→ **Task requirements**: Would you transcribe the whole listing exactly, minus its pictures?

→ **Provided material**:
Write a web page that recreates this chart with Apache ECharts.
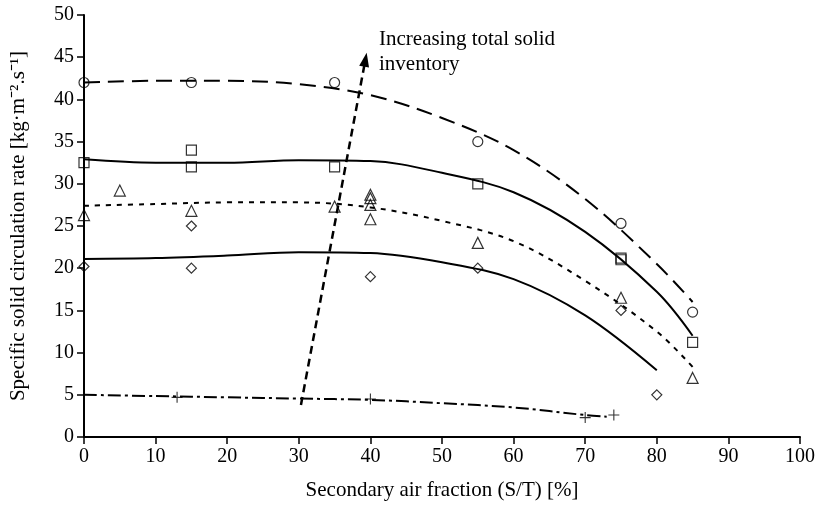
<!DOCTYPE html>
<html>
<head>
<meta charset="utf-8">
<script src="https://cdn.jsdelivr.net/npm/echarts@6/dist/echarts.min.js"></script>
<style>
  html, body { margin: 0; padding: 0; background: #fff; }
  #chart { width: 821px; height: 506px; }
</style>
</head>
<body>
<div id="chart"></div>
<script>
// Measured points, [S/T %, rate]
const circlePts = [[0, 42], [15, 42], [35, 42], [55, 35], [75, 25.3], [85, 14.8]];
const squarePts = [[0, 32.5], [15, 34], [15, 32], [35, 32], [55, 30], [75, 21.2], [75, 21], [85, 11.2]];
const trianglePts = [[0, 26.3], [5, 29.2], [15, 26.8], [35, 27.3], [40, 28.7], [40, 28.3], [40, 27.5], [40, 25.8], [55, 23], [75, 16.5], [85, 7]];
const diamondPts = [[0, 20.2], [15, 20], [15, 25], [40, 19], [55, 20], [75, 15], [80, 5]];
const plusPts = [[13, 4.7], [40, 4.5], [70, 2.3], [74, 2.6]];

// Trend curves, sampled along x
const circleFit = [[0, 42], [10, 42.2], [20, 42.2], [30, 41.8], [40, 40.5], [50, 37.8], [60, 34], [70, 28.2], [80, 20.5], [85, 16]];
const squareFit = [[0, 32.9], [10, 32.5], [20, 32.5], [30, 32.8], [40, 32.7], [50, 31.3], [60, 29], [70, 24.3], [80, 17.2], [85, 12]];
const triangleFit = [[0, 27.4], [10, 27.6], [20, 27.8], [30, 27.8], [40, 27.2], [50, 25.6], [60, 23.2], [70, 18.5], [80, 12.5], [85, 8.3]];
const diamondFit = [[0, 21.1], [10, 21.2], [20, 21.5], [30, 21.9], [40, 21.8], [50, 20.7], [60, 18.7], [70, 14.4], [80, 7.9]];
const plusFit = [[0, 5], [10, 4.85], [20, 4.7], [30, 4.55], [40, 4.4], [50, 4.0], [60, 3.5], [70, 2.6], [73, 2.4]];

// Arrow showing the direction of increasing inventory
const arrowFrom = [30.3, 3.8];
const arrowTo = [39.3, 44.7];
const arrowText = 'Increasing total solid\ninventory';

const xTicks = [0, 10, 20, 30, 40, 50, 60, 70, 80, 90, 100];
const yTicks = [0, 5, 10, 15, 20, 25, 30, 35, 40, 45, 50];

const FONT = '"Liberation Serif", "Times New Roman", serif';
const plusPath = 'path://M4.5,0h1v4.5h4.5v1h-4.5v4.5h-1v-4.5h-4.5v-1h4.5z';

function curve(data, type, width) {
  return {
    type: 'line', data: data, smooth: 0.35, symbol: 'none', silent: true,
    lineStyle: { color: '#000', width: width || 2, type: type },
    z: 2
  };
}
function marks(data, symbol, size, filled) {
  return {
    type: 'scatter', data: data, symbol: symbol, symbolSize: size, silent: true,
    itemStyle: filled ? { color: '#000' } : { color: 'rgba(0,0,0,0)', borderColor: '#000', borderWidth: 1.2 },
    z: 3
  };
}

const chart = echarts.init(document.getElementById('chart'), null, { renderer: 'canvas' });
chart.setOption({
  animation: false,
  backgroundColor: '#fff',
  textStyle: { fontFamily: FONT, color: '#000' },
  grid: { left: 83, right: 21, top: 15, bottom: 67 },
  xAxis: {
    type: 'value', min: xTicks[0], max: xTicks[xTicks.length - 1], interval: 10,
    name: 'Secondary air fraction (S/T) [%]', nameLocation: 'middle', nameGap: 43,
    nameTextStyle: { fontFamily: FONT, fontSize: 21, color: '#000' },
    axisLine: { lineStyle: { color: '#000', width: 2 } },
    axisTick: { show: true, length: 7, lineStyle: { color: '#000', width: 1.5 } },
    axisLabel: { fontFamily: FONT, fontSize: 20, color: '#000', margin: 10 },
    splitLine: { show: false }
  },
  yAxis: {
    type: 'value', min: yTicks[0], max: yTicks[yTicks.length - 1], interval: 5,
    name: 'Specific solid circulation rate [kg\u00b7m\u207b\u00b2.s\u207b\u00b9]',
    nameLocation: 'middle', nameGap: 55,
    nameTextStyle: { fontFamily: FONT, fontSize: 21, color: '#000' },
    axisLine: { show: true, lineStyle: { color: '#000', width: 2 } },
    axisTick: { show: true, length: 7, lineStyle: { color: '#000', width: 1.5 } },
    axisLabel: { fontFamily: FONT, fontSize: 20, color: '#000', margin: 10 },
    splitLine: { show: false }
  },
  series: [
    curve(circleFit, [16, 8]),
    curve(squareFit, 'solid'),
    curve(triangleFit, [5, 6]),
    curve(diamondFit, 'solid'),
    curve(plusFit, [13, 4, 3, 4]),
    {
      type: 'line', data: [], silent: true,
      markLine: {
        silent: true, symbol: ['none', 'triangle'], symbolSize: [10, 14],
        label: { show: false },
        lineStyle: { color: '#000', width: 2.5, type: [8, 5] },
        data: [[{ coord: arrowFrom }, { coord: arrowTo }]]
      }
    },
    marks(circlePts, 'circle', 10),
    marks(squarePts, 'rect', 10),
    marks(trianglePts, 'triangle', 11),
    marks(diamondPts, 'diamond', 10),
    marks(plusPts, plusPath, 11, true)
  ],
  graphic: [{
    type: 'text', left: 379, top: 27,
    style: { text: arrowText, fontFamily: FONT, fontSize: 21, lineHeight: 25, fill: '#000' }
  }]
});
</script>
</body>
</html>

→ **Final answer**:
Write a web page that recreates this chart with Apache ECharts.
<!DOCTYPE html>
<html>
<head>
<meta charset="utf-8">
<script src="https://cdn.jsdelivr.net/npm/echarts@6/dist/echarts.min.js"></script>
<style>
  html, body { margin: 0; padding: 0; background: #fff; }
  #chart { width: 821px; height: 506px; }
</style>
</head>
<body>
<div id="chart"></div>
<script>
// Measured points, [S/T %, rate]
const circlePts = [[0, 42], [15, 42], [35, 42], [55, 35], [75, 25.3], [85, 14.8]];
const squarePts = [[0, 32.5], [15, 34], [15, 32], [35, 32], [55, 30], [75, 21.2], [75, 21], [85, 11.2]];
const trianglePts = [[0, 26.3], [5, 29.2], [15, 26.8], [35, 27.3], [40, 28.7], [40, 28.3], [40, 27.5], [40, 25.8], [55, 23], [75, 16.5], [85, 7]];
const diamondPts = [[0, 20.2], [15, 20], [15, 25], [40, 19], [55, 20], [75, 15], [80, 5]];
const plusPts = [[13, 4.7], [40, 4.5], [70, 2.3], [74, 2.6]];

// Trend curves, sampled along x
const circleFit = [[0, 42], [10, 42.2], [20, 42.2], [30, 41.8], [40, 40.5], [50, 37.8], [60, 34], [70, 28.2], [80, 20.5], [85, 16]];
const squareFit = [[0, 32.9], [10, 32.5], [20, 32.5], [30, 32.8], [40, 32.7], [50, 31.3], [60, 29], [70, 24.3], [80, 17.2], [85, 12]];
const triangleFit = [[0, 27.4], [10, 27.6], [20, 27.8], [30, 27.8], [40, 27.2], [50, 25.6], [60, 23.2], [70, 18.5], [80, 12.5], [85, 8.3]];
const diamondFit = [[0, 21.1], [10, 21.2], [20, 21.5], [30, 21.9], [40, 21.8], [50, 20.7], [60, 18.7], [70, 14.4], [80, 7.9]];
const plusFit = [[0, 5], [10, 4.85], [20, 4.7], [30, 4.55], [40, 4.4], [50, 4.0], [60, 3.5], [70, 2.6], [73, 2.4]];

// Arrow showing the direction of increasing inventory
const arrowFrom = [30.3, 3.8];
const arrowTo = [39.3, 44.7];
const arrowText = 'Increasing total solid\ninventory';

const xTicks = [0, 10, 20, 30, 40, 50, 60, 70, 80, 90, 100];
const yTicks = [0, 5, 10, 15, 20, 25, 30, 35, 40, 45, 50];

const FONT = '"Liberation Serif", "Times New Roman", serif';
const plusPath = 'path://M4.5,0h1v4.5h4.5v1h-4.5v4.5h-1v-4.5h-4.5v-1h4.5z';

function curve(data, type, width) {
  return {
    type: 'line', data: data, smooth: 0.35, symbol: 'none', silent: true,
    lineStyle: { color: '#000', width: width || 2, type: type },
    z: 2
  };
}
function marks(data, symbol, size, filled) {
  return {
    type: 'scatter', data: data, symbol: symbol, symbolSize: size, silent: true,
    itemStyle: filled ? { color: '#000' } : { color: 'rgba(0,0,0,0)', borderColor: '#000', borderWidth: 1.2 },
    z: 3
  };
}

const chart = echarts.init(document.getElementById('chart'), null, { renderer: 'canvas' });
chart.setOption({
  animation: false,
  backgroundColor: '#fff',
  textStyle: { fontFamily: FONT, color: '#000' },
  grid: { left: 83, right: 21, top: 15, bottom: 67 },
  xAxis: {
    type: 'value', min: xTicks[0], max: xTicks[xTicks.length - 1], interval: 10,
    name: 'Secondary air fraction (S/T) [%]', nameLocation: 'middle', nameGap: 43,
    nameTextStyle: { fontFamily: FONT, fontSize: 21, color: '#000' },
    axisLine: { lineStyle: { color: '#000', width: 2 } },
    axisTick: { show: true, length: 7, lineStyle: { color: '#000', width: 1.5 } },
    axisLabel: { fontFamily: FONT, fontSize: 20, color: '#000', margin: 10 },
    splitLine: { show: false }
  },
  yAxis: {
    type: 'value', min: yTicks[0], max: yTicks[yTicks.length - 1], interval: 5,
    name: 'Specific solid circulation rate [kg\u00b7m\u207b\u00b2.s\u207b\u00b9]',
    nameLocation: 'middle', nameGap: 55,
    nameTextStyle: { fontFamily: FONT, fontSize: 21, color: '#000' },
    axisLine: { show: true, lineStyle: { color: '#000', width: 2 } },
    axisTick: { show: true, length: 7, lineStyle: { color: '#000', width: 1.5 } },
    axisLabel: { fontFamily: FONT, fontSize: 20, color: '#000', margin: 10 },
    splitLine: { show: false }
  },
  series: [
    curve(circleFit, [16, 8]),
    curve(squareFit, 'solid'),
    curve(triangleFit, [5, 6]),
    curve(diamondFit, 'solid'),
    curve(plusFit, [13, 4, 3, 4]),
    {
      type: 'line', data: [], silent: true,
      markLine: {
        silent: true, symbol: ['none', 'triangle'], symbolSize: [10, 14],
        label: { show: false },
        lineStyle: { color: '#000', width: 2.5, type: [8, 5] },
        data: [[{ coord: arrowFrom }, { coord: arrowTo }]]
      }
    },
    marks(circlePts, 'circle', 10),
    marks(squarePts, 'rect', 10),
    marks(trianglePts, 'triangle', 11),
    marks(diamondPts, 'diamond', 10),
    marks(plusPts, plusPath, 11, true)
  ],
  graphic: [{
    type: 'text', left: 379, top: 27,
    style: { text: arrowText, fontFamily: FONT, fontSize: 21, lineHeight: 25, fill: '#000' }
  }]
});
</script>
</body>
</html>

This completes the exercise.